Medley: San Antonio Rose, America
Open G tuning.


Constant Traveler
I took me a while to realize it, but I had written this thing called "Constant Traveler." When I finally looked at it, it looked an awful lot like "Open Country Joy." When I put "Open Country Joy" on the anthology [Leo Kottke 1971-1976/Did You Hear Me?], I thought I would make the proper nod to John [McLaughlin, leader of the Mahavishnu Orchestra]. It pissed a few people off, expecting to hear something that they hadn't heard before. The similarities are not as strong as I thought they were at the time, but they are close enough.
    I had done a lot of shows with the Mahavishnu Orchestra, and that was just phenomenal fun. I didn't know if it was going to work. I was knocked out by their first record [The Inner Mounting Flame], and I had no idea whether I could get over with that crowd, of [if] any of my people would show up, or if any of them would have anything in common It was kind of unnerving.
    The first show that we did was at the Academy of Music in Philadelphia. It was a beautiful hall. John's first words to me were, "Boy, you sure travel light." He pulled up with all those drums, semis, and things.
    There wasn't a night that it didn't click. One of the greatest nights I ever had was at William & Mary, where we played in some kind of a beautiful chapel that had an oval room with a frescoed ceiling.

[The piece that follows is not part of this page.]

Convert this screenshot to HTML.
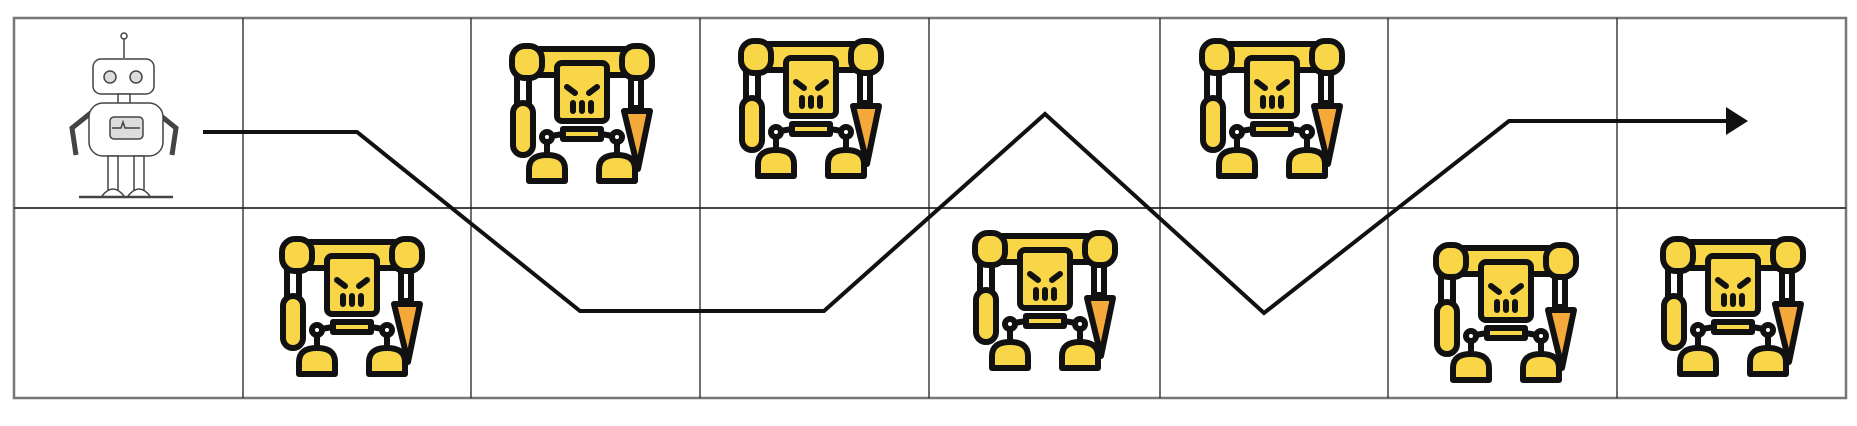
<!DOCTYPE html>
<html><head><meta charset="utf-8"><style>
html,body{margin:0;padding:0;background:#fff;}
svg{display:block;}
</style></head><body>
<svg width="1857" height="426" viewBox="0 0 1857 426">
<defs>
<g id="enemy">
 <g stroke="#111" stroke-width="6" stroke-linejoin="round" stroke-linecap="round">
  <rect x="10" y="35" width="12" height="28" fill="#fff"/>
  <rect x="6" y="62" width="20" height="52" rx="10" fill="#f9d648"/>
  <rect x="124" y="35" width="10" height="32" fill="#fff"/>
  <path d="M117 70 L143 70 L131 128 Z" fill="#f4a93a"/>
  <rect x="32" y="8" width="86" height="26" fill="#f9d648"/>
  <rect x="5" y="5" width="30" height="32" rx="13" fill="#f9d648"/>
  <rect x="115" y="5" width="30" height="32" rx="13" fill="#f9d648"/>
  <rect x="50" y="22" width="50" height="58" rx="5" fill="#f9d648"/>
  <path d="M60 46 L68 52 M90 46 L82 52 M66 62 L66 70 M75 62 L75 70 M84 62 L84 70" fill="none"/>
  <rect x="56" y="88" width="38" height="10" fill="#f9d648"/>
  <path d="M44 95 L56 93 M106 95 L94 93 M40 100 L40 114 M110 100 L110 114" fill="none"/>
  <circle cx="40" cy="96" r="5" fill="#fff"/>
  <circle cx="110" cy="96" r="5" fill="#fff"/>
  <path d="M22 140 L22 128 Q22 114 40 114 Q58 114 58 128 L58 140 Z" fill="#f9d648"/>
  <path d="M92 140 L92 128 Q92 114 110 114 Q128 114 128 128 L128 140 Z" fill="#f9d648"/>
 </g>
</g>
</defs>
<g fill="none" stroke="#222" stroke-width="1.3">
 <rect x="14" y="18" width="1832" height="380" stroke="#777" stroke-width="2.5"/>
 <line x1="14" y1="208" x2="1846" y2="208" stroke="#444" stroke-width="2"/>
 <line x1="243" y1="18" x2="243" y2="398"/>
 <line x1="471" y1="18" x2="471" y2="398"/>
 <line x1="700" y1="18" x2="700" y2="398"/>
 <line x1="929" y1="18" x2="929" y2="398"/>
 <line x1="1160" y1="18" x2="1160" y2="398"/>
 <line x1="1388" y1="18" x2="1388" y2="398"/>
 <line x1="1617" y1="18" x2="1617" y2="398"/>
</g>
<g fill="#fff" stroke="#444" stroke-width="1.5">
 <line x1="124" y1="36" x2="124" y2="58"/>
 <circle cx="124" cy="36" r="3"/>
 <rect x="93" y="59" width="61" height="35" rx="8"/>
 <circle cx="110" cy="77" r="6" fill="#ddd"/>
 <circle cx="136" cy="77" r="6" fill="#ddd"/>
 <rect x="118" y="94" width="12" height="10"/>
 <path d="M92 112 L72 128 L76 155 M156 112 L176 128 L172 155" fill="none" stroke-width="5"/>
 <rect x="89" y="103" width="74" height="53" rx="14"/>
 <rect x="110" y="117" width="33" height="22" rx="4" fill="#ddd"/>
 <path d="M112 128 L121 128 L123 122 L125 128 L140 128" fill="none"/>
 <rect x="108" y="156" width="10" height="34"/>
 <rect x="134" y="156" width="10" height="34"/>
 <path d="M102 196 Q113 182 124 196 M128 196 Q139 182 150 196"/>
 <line x1="79" y1="197" x2="173" y2="197" stroke-width="2.5"/>
</g>
<g>
 <use href="#enemy" x="507" y="41"/>
 <use href="#enemy" x="736" y="36"/>
 <use href="#enemy" x="1197" y="36"/>
 <use href="#enemy" x="277" y="234"/>
 <use href="#enemy" x="970" y="228"/>
 <use href="#enemy" x="1431" y="240"/>
 <use href="#enemy" x="1658" y="234"/>
</g>
<g>
 <polyline points="203,132 357,132 580,311 824,311 1045,114 1264,313 1509,121 1740,121" fill="none" stroke="#111" stroke-width="4" stroke-linejoin="miter"/>
 <path d="M1726 107 L1748 121 L1726 135 Z" fill="#111"/>
</g>
</svg>
</body></html>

It was a gorgeous room. I went out there that night and just murdered it. It was one of those nights. It just sucked right down to the ground and never [took] an unsure step. It was just so satisfying and good. The crowd exploded. When it really works like that, you feel so cleaned out and together and glad.
    So I walked off, and instead of the usual break between the support and the Mahavishnu, they walked on and picked up where I left off and just took it off the planet. I will never forget that night. It was many that worked so well. It was a great privilege to be part of something like that.
[from Anthology liner notes] Standard tuning.

Why Ask Why?


Taking a Sandwich to a Feast


Hole in the Day
Hole in the Day lake in Minnesota. Played in Standard tuning.